◆ **SET TASK**
Lines containing the word "React" should be extracted in full.
* * * * * * *
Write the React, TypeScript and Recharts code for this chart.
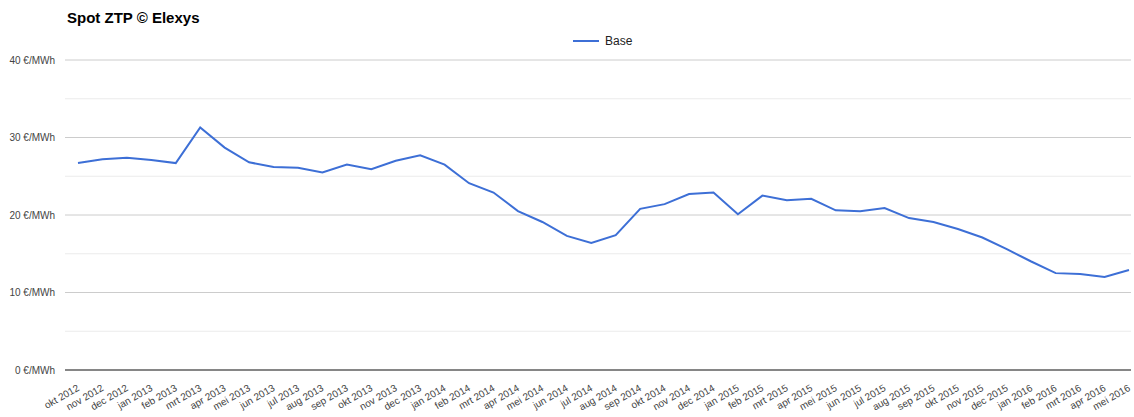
import React from "react";
import { LineChart, Line, XAxis, YAxis, CartesianGrid, ReferenceLine } from "recharts";

const months = [
  "okt 2012", "nov 2012", "dec 2012", "jan 2013", "feb 2013", "mrt 2013", "apr 2013", "mei 2013",
  "jun 2013", "jul 2013", "aug 2013", "sep 2013", "okt 2013", "nov 2013", "dec 2013", "jan 2014",
  "feb 2014", "mrt 2014", "apr 2014", "mei 2014", "jun 2014", "jul 2014", "aug 2014", "sep 2014",
  "okt 2014", "nov 2014", "dec 2014", "jan 2015", "feb 2015", "mrt 2015", "apr 2015", "mei 2015",
  "jun 2015", "jul 2015", "aug 2015", "sep 2015", "okt 2015", "nov 2015", "dec 2015", "jan 2016",
  "feb 2016", "mrt 2016", "apr 2016", "mei 2016",
];

const baseValues = [
  26.7, 27.2, 27.4, 27.1, 26.7, 31.3, 28.7, 26.8,
  26.2, 26.1, 25.5, 26.5, 25.9, 27.0, 27.7, 26.5,
  24.1, 22.9, 20.5, 19.1, 17.3, 16.4, 17.4, 20.8,
  21.4, 22.7, 22.9, 20.1, 22.5, 21.9, 22.1, 20.6,
  20.5, 20.9, 19.6, 19.1, 18.2, 17.1, 15.6, 14.0,
  12.5, 12.4, 12.0, 12.9,
];

const yTicks = [0, 10, 20, 30, 40];
const minorTicks = [5, 15, 25, 35];

const data = months.map((m, i) => ({ month: m, Base: baseValues[i] }));

const LINE_COLOR = "#3d6fd6";
const FONT = "Arial, 'Liberation Sans', sans-serif";

const XTick = (props: any) => {
  const { x, y, payload } = props;
  return (
    <g transform={`translate(${x - 2},${y + 5})`}>
      <text
        x={0}
        y={0}
        dy={8}
        textAnchor="end"
        transform="rotate(-30)"
        fontSize={10}
        fill="#444"
        fontFamily={FONT}
      >
        {payload.value}
      </text>
    </g>
  );
};

const YTick = (props: any) => {
  const { x, y, payload } = props;
  return (
    <text x={x - 2} y={y} dy={3.5} textAnchor="end" fontSize={10} fill="#444" fontFamily={FONT}>
      {`${payload.value} €/MWh`}
    </text>
  );
};

export default function App() {
  return (
    <div style={{ position: "relative", width: 1134, height: 417, background: "#fff" }}>
      <style>{`body{margin:0;}`}</style>
      <div
        style={{
          position: "absolute",
          left: 67,
          top: 9,
          fontFamily: FONT,
          fontWeight: "bold",
          fontSize: 15,
          color: "#000",
          zIndex: 2,
        }}
      >
        Spot ZTP © Elexys
      </div>
      <div
        style={{
          position: "absolute",
          left: 572,
          top: 34,
          display: "flex",
          alignItems: "center",
          fontFamily: FONT,
          fontSize: 12,
          color: "#222",
          zIndex: 2,
        }}
      >
        <svg width={28} height={14} style={{ marginRight: 5 }}>
          <line x1={1} y1={7} x2={27} y2={7} stroke={LINE_COLOR} strokeWidth={2} />
        </svg>
        <span>Base</span>
      </div>
      <LineChart
        width={1134}
        height={417}
        data={data}
        margin={{ top: 60, right: 3, left: 0, bottom: 0 }}
      >
        <CartesianGrid horizontal vertical={false} stroke="#cccccc" />
        {minorTicks.map((t) => (
          <ReferenceLine key={t} y={t} stroke="#ebebeb" strokeWidth={1} />
        ))}
        <XAxis
          dataKey="month"
          interval={0}
          tick={<XTick />}
          tickLine={false}
          axisLine={false}
          height={47}
          padding={{ left: 13, right: 2 }}
        />
        <YAxis
          domain={[0, 40]}
          ticks={yTicks}
          tick={<YTick />}
          tickLine={false}
          axisLine={false}
          width={65}
        />
        <ReferenceLine y={0} stroke="#666" strokeWidth={1.5} />
        <Line
          type="linear"
          dataKey="Base"
          stroke={LINE_COLOR}
          strokeWidth={2}
          dot={false}
          isAnimationActive={false}
        />
      </LineChart>
    </div>
  );
}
* * * * * * *
◆ **OUTPUT OF THE TASK**
Write the React, TypeScript and Recharts code for this chart.
import React from "react";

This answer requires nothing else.